Good instruments and protocols are important to all kinds of data collection. If we want to measure a natural phenomenon, such as the speed of light, we need to quantify the accuracy of the instrument. The protocol for calibrating the instrument and taking measurements is vital to obtaining accurate measurements. Instruments can go out of alignment and measurements can drift over time leading to poor, highly inaccurate measurements.

Protocols are also critical in experiments. Ideally, any factor that can influence the outcome of the experiment is controlled. For example, temperature, time of day, confidentiality of a medical record, and even the order of taking measurements need to be consistent to rule out potential effects from these factors getting in the way.
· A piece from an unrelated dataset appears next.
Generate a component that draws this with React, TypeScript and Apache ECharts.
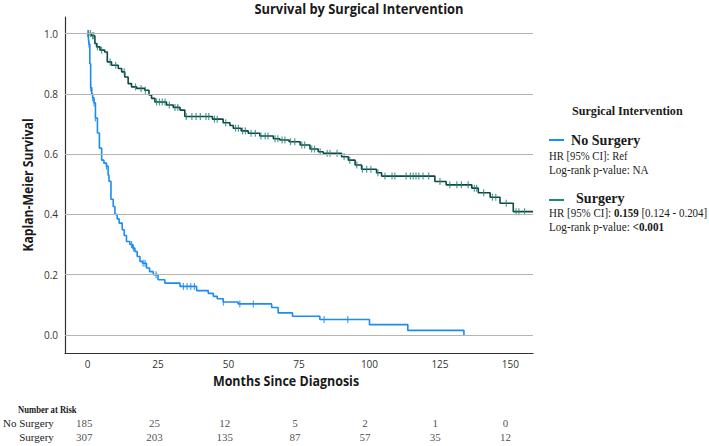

With digital traces, the algorithms used to support online activity are dynamic and continually re-engineered. For example, Google's search algorithms are continually tweaked to improve user service and advertising revenue. Changes to the search algorithms can impact the data generated from the searches, which in turn impact systems built from these data, such as the Google Flu Trend tracking system. This changing environment can make it untenable to maintain data collection protocols and difficult to replicate findings.

Many data science projects involve linking data together from multiple sources. Each source should be examined through this data-scope construct and any difference across sources considered. Additionally, matching algorithms used to combine data from multiple sources need to be clearly understood so that populations and frames from the sources can be compared.

Measurements from an instrument taken to study a natural phenomenon can also be cast in the scope-diagram of a target, access frame, and sample. This approach is helpful in understanding their accuracy.